Pana can tell me, for example, when I should buy a ticket with points versus cash and handles the transaction for me. Another case in point: Last week, on the way to Phoenix from San Francisco, I noticed I’d forgotten to enter my TSA Precheck number into my flight reservation. Instead of having to call the airline, wait on hold, and negotiate with the representative, I sent a quick text to Pana and it was done for me.
Amy, the AI bot that booked my lunch meeting, is an example of a CUI that saves time by doing things that a traditional interface of menus and buttons can’t. The proof of Amy’s helpfulness is that, although she’s not human, I can’t help interacting with her as if she were. Amy and the other examples above are just the beginning. In the years to come, CUIs are going to change our lives for the better by treating us like friends.
Of course, friends must help each other.
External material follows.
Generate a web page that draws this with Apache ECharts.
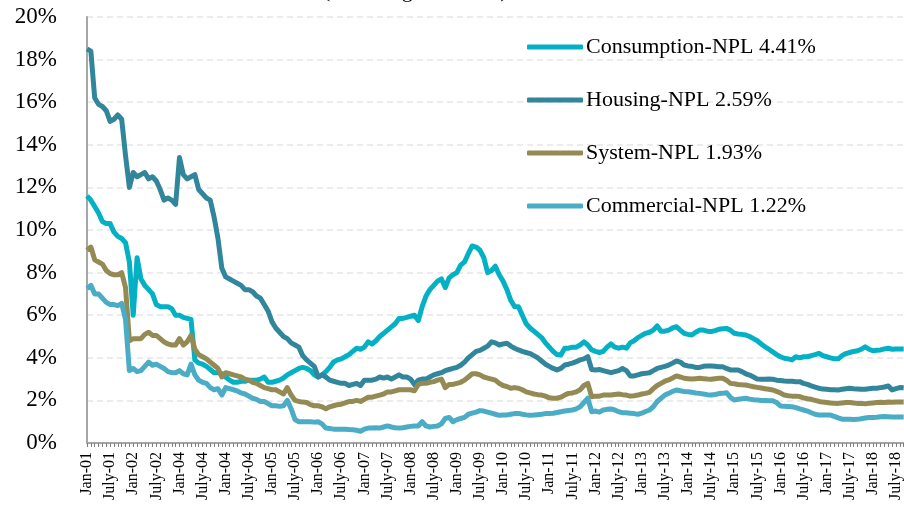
<!DOCTYPE html>
<html>
<head>
<meta charset="utf-8">
<script src="https://cdn.jsdelivr.net/npm/echarts@6/dist/echarts.min.js"></script>
<style>
  html, body { margin: 0; padding: 0; background: #fff; }
  #chartNpl { width: 904px; height: 505px; }
</style>
</head>
<body>
<div id="chartNpl"></div>
<script>
// x-axis tick labels, one every 6 months (kept as printed, incl. the repeated Jan-04/July-04)
var tickLabels = ['Jan-01', 'July-01', 'Jan-02', 'July-02', 'Jan-04', 'July-04', 'Jan-04', 'July-04',
  'Jan-05', 'July-05', 'Jan-06', 'July-06', 'Jan-07', 'July-07', 'Jan-08', 'July-08', 'Jan-09', 'July-09',
  'Jan-10', 'July-10', 'Jan-11', 'July-11', 'Jan-12', 'July-12', 'Jan-13', 'July-13', 'Jan-14', 'July-14',
  'Jan-15', 'July-15', 'Jan-16', 'July-16', 'Jan-17', 'July-17', 'Jan-18', 'July-18'];

var seriesNames = ['Consumption-NPL 4.41%', 'Housing-NPL 2.59%', 'System-NPL 1.93%', 'Commercial-NPL 1.22%'];

// monthly NPL ratios (%), Jan-2001 onwards
var consumption = [
  11.6, 11.4, 11.1, 10.8, 10.4, 10.3, 10.3, 9.9, 9.7, 9.6,
  9.4, 8.5, 6.0, 8.7, 7.7, 7.4, 7.2, 7.0, 6.5, 6.4,
  6.4, 6.4, 6.3, 6.0, 6.0, 5.9, 5.85, 5.8, 3.9, 3.75,
  3.7, 3.6, 3.45, 3.3, 3.3, 3.25, 3.1, 2.95, 2.85, 2.85,
  2.9, 2.9, 2.95, 2.95, 2.95, 3.0, 3.1, 2.85, 2.85, 2.9,
  2.95, 3.05, 3.2, 3.3, 3.4, 3.5, 3.55, 3.5, 3.4, 3.2,
  3.1, 3.2, 3.35, 3.55, 3.8, 3.9, 3.95, 4.05, 4.15, 4.3,
  4.45, 4.4, 4.5, 4.75, 4.65, 4.8, 5.0, 5.15, 5.3, 5.45,
  5.6, 5.85, 5.85, 5.9, 5.95, 6.0, 5.75, 6.4, 6.9, 7.2,
  7.4, 7.6, 7.7, 7.3, 7.75, 7.9, 8.0, 8.35, 8.5, 8.9,
  9.25, 9.2, 9.05, 8.7, 8.0, 8.1, 8.3, 7.9, 7.6, 7.2,
  6.7, 6.4, 6.4, 6.0, 5.6, 5.4, 5.25, 5.1, 4.95, 4.7,
  4.5, 4.3, 4.15, 4.13, 4.45, 4.45, 4.5, 4.5, 4.6, 4.75,
  4.6, 4.37, 4.3, 4.25, 4.3, 4.5, 4.65, 4.5, 4.45, 4.5,
  4.45, 4.7, 4.8, 4.95, 5.05, 5.15, 5.2, 5.3, 5.5, 5.25,
  5.25, 5.3, 5.4, 5.46, 5.3, 5.15, 5.1, 5.07, 5.2, 5.3,
  5.3, 5.25, 5.23, 5.28, 5.34, 5.36, 5.38, 5.3, 5.15, 5.12,
  5.1, 5.07, 5.0, 4.9, 4.8, 4.65, 4.52, 4.4, 4.28, 4.15,
  4.05, 3.98, 3.95, 3.9, 4.05, 4.0, 4.05, 4.05, 4.1, 4.15,
  4.21, 4.1, 4.05, 4.0, 3.95, 3.95, 4.1, 4.2, 4.25, 4.3,
  4.33, 4.4, 4.52, 4.4, 4.33, 4.35, 4.37, 4.42, 4.45, 4.4,
  4.41, 4.41, 4.41];

var housing = [
  18.5, 18.4, 16.2, 15.9, 15.8, 15.6, 15.1, 15.2, 15.4, 15.2,
  13.5, 12.0, 12.7, 12.5, 12.6, 12.7, 12.4, 12.5, 12.3, 11.9,
  11.4, 11.5, 11.4, 11.2, 13.4, 12.6, 12.4, 12.5, 12.6, 11.9,
  11.7, 11.5, 11.4, 10.6, 9.6, 8.2, 7.8, 7.7, 7.6, 7.5,
  7.4, 7.2, 7.2, 7.1, 6.9, 6.8, 6.5, 6.2, 5.7, 5.4,
  5.2, 5.0, 4.9, 4.7, 4.6, 4.5, 4.1, 3.9, 3.75, 3.6,
  3.1, 3.2, 3.1, 2.95, 2.9, 2.85, 2.8, 2.8, 2.7, 2.75,
  2.8, 2.7, 2.95, 2.95, 2.95, 3.0, 3.1, 3.05, 3.1, 3.0,
  3.1, 3.2, 3.1, 3.1, 3.0, 2.75, 2.95, 3.0, 3.0, 3.1,
  3.2, 3.25, 3.3, 3.4, 3.45, 3.5, 3.55, 3.65, 3.8, 4.0,
  4.15, 4.3, 4.35, 4.45, 4.55, 4.75, 4.7, 4.6, 4.65, 4.68,
  4.55, 4.45, 4.37, 4.3, 4.25, 4.2, 4.1, 4.0, 3.85, 3.7,
  3.6, 3.5, 3.43, 3.5, 3.66, 3.7, 3.75, 3.82, 3.9, 3.95,
  4.05, 3.45, 3.43, 3.45, 3.4, 3.35, 3.3, 3.35, 3.4, 3.5,
  3.4, 3.15, 3.15, 3.2, 3.25, 3.27, 3.3, 3.4, 3.5, 3.55,
  3.6, 3.66, 3.75, 3.85, 3.8, 3.66, 3.62, 3.6, 3.55, 3.55,
  3.6, 3.62, 3.62, 3.6, 3.58, 3.58, 3.5, 3.43, 3.43, 3.43,
  3.35, 3.25, 3.19, 3.1, 3.0, 2.99, 2.99, 3.0, 2.99, 2.95,
  2.93, 2.91, 2.9, 2.9, 2.88, 2.88, 2.8, 2.75, 2.68, 2.62,
  2.57, 2.53, 2.52, 2.5, 2.5, 2.49, 2.52, 2.55, 2.57, 2.55,
  2.54, 2.52, 2.52, 2.55, 2.57, 2.57, 2.6, 2.63, 2.68, 2.49,
  2.55, 2.6, 2.59];

var system = [
  9.05, 9.2, 8.6, 8.5, 8.4, 8.1, 7.95, 7.9, 7.9, 8.0,
  7.3, 4.8, 4.9, 4.9, 4.9, 5.1, 5.2, 5.05, 5.05, 4.9,
  4.75, 4.65, 4.6, 4.6, 4.9, 4.6, 4.75, 5.05, 4.4, 4.15,
  4.05, 3.95, 3.8, 3.65, 3.5, 3.1, 3.3, 3.25, 3.2, 3.15,
  3.1, 3.0, 2.95, 2.85, 2.8, 2.7, 2.6, 2.55, 2.5, 2.5,
  2.4, 2.3, 2.6, 2.25, 2.0, 1.95, 1.92, 1.9, 1.8, 1.75,
  1.75, 1.7, 1.6, 1.7, 1.75, 1.8, 1.82, 1.88, 1.95, 1.95,
  2.0, 1.95, 2.05, 2.15, 2.15, 2.2, 2.25, 2.3, 2.4, 2.4,
  2.45, 2.5, 2.5, 2.5, 2.5, 2.45, 2.75, 2.8, 2.8, 2.85,
  2.88, 2.95, 3.0, 2.6, 2.75, 2.75, 2.8, 2.85, 2.95, 3.1,
  3.25, 3.25, 3.2, 3.1, 3.05, 3.0, 2.95, 2.8, 2.7, 2.65,
  2.57, 2.6, 2.57, 2.5, 2.4, 2.35, 2.3, 2.27, 2.25, 2.2,
  2.12, 2.1, 2.1, 2.15, 2.25, 2.33, 2.35, 2.4, 2.5, 2.7,
  2.8, 2.17, 2.2, 2.2, 2.25, 2.25, 2.25, 2.28, 2.3, 2.27,
  2.25, 2.2, 2.22, 2.25, 2.3, 2.33, 2.38, 2.55, 2.7, 2.8,
  2.9, 2.96, 3.05, 3.15, 3.1, 3.04, 3.02, 3.0, 3.02, 3.04,
  3.02, 3.0, 2.99, 3.02, 3.04, 3.04, 2.95, 2.8, 2.78, 2.75,
  2.73, 2.72, 2.68, 2.64, 2.61, 2.58, 2.55, 2.52, 2.49, 2.42,
  2.35, 2.25, 2.22, 2.2, 2.2, 2.18, 2.12, 2.08, 2.05, 2.0,
  1.95, 1.92, 1.9, 1.88, 1.87, 1.86, 1.88, 1.9, 1.9, 1.88,
  1.86, 1.85, 1.84, 1.86, 1.88, 1.9, 1.91, 1.9, 1.92, 1.91,
  1.93, 1.93, 1.93];

var commercial = [
  7.25, 7.4, 7.0, 7.0, 6.8, 6.6, 6.5, 6.5, 6.45, 6.55,
  5.8, 3.4, 3.5, 3.35, 3.4, 3.6, 3.8, 3.65, 3.7, 3.6,
  3.5, 3.35, 3.3, 3.3, 3.4, 3.25, 3.2, 3.7, 3.2, 2.95,
  2.85, 2.8, 2.6, 2.5, 2.55, 2.25, 2.6, 2.55, 2.5, 2.45,
  2.35, 2.3, 2.2, 2.1, 2.05, 1.95, 1.95, 1.85, 1.75, 1.75,
  1.72, 1.75, 2.0, 1.6, 1.1, 1.0, 1.0, 1.0, 1.0, 0.98,
  1.0, 0.9, 0.7, 0.68, 0.65, 0.65, 0.65, 0.65, 0.63, 0.62,
  0.6, 0.55, 0.65, 0.7, 0.7, 0.72, 0.7, 0.75, 0.8, 0.75,
  0.72, 0.7, 0.72, 0.75, 0.78, 0.8, 0.8, 1.0, 0.8, 0.75,
  0.78, 0.8, 0.9, 1.15, 1.2, 1.0, 1.1, 1.15, 1.2, 1.35,
  1.4, 1.45, 1.52, 1.5, 1.45, 1.4, 1.35, 1.3, 1.31, 1.32,
  1.35, 1.38, 1.39, 1.35, 1.32, 1.3, 1.31, 1.33, 1.35, 1.38,
  1.39, 1.4, 1.43, 1.47, 1.5, 1.53, 1.55, 1.6, 1.7, 1.9,
  2.1, 1.47, 1.5, 1.45, 1.55, 1.58, 1.6, 1.55, 1.47, 1.42,
  1.42, 1.4, 1.38, 1.35, 1.4, 1.48, 1.55, 1.7, 1.95, 2.1,
  2.25, 2.33, 2.42, 2.49, 2.45, 2.42, 2.41, 2.38, 2.35, 2.33,
  2.3, 2.27, 2.25, 2.28, 2.32, 2.33, 2.36, 2.15, 2.02, 2.05,
  2.08, 2.1, 2.06, 2.03, 2.02, 2.0, 1.99, 1.98, 1.98, 1.9,
  1.74, 1.72, 1.71, 1.7, 1.66, 1.6, 1.55, 1.5, 1.42, 1.35,
  1.31, 1.31, 1.31, 1.31, 1.25, 1.18, 1.12, 1.11, 1.11, 1.1,
  1.11, 1.14, 1.17, 1.2, 1.2, 1.21, 1.23, 1.24, 1.23, 1.22,
  1.22, 1.22, 1.22];

var colors = ['#04b1c4', '#31869b', '#948a54', '#4bacc6'];
var serif = 'Liberation Serif';

// month categories, one per data point
var months = [];
for (var i = 0; i < consumption.length; i++) {
  months.push((2001 + Math.floor(i / 12)) + '-' + (i % 12 + 1));
}

var chartNpl = echarts.init(document.getElementById('chartNpl'));
var option = {
  animation: false,
  color: colors,
  title: {
    text: '(In % of gross loans)',
    left: 318,
    top: -25,
    textStyle: { fontFamily: serif, fontSize: 22, fontWeight: 'normal', color: '#000' }
  },
  grid: {
    left: 87,
    right: -2,
    top: 17,
    bottom: 62
  },
  legend: {
    orient: 'vertical',
    left: 527,
    top: 36,
    padding: 0,
    itemWidth: 56,
    itemHeight: 5,
    itemGap: 31,
    icon: 'roundRect',
    textStyle: { fontFamily: serif, fontSize: 22, color: '#000', padding: [0, 0, 0, -2] },
    data: seriesNames
  },
  xAxis: {
    type: 'category',
    boundaryGap: false,
    data: months,
    axisLine: { lineStyle: { color: '#a6a6a6', width: 2 } },
    axisTick: { show: true, interval: 0, length: 4, lineStyle: { color: '#808080' } },
    axisLabel: {
      interval: 5,
      rotate: 90,
      margin: 9,
      fontFamily: serif,
      fontSize: 16,
      color: '#000',
      formatter: function (v, idx) { return tickLabels[idx / 6] || ''; }
    },
    splitLine: { show: false }
  },
  yAxis: {
    type: 'value',
    min: 0,
    max: 20,
    interval: 2,
    axisLine: { show: true, lineStyle: { color: '#a6a6a6', width: 2 } },
    axisTick: { show: false },
    axisLabel: {
      margin: 30,
      fontFamily: serif,
      fontSize: 23,
      color: '#000',
      formatter: '{value}%'
    },
    splitLine: { lineStyle: { color: '#e6e6e6', type: [6, 4], width: 1.5 } }
  },
  series: [
    { name: seriesNames[0], type: 'line', data: consumption },
    { name: seriesNames[1], type: 'line', data: housing },
    { name: seriesNames[2], type: 'line', data: system },
    { name: seriesNames[3], type: 'line', data: commercial }
  ].map(function (s, k) {
    s.showSymbol = false;
    s.symbol = 'none';
    s.lineStyle = { width: 5, color: colors[k], join: 'round' };
    s.itemStyle = { color: colors[k] };
    return s;
  })
};
chartNpl.setOption(option);
</script>
</body>
</html>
Likewise, the service provided by a new technology must be genuinely helpful. As my friend Amir Shevat of Slack told me, "No matter how good the bot or CUI is, it cannot compensate for a shitty service." But when built well, CUIs can leverage the four steps of a habit-forming product and create bonds between the user and the technology. By designing services that are enjoyable, dependable, and easy to talk to, companies can build products that feel familiar even when we are using them for the first time.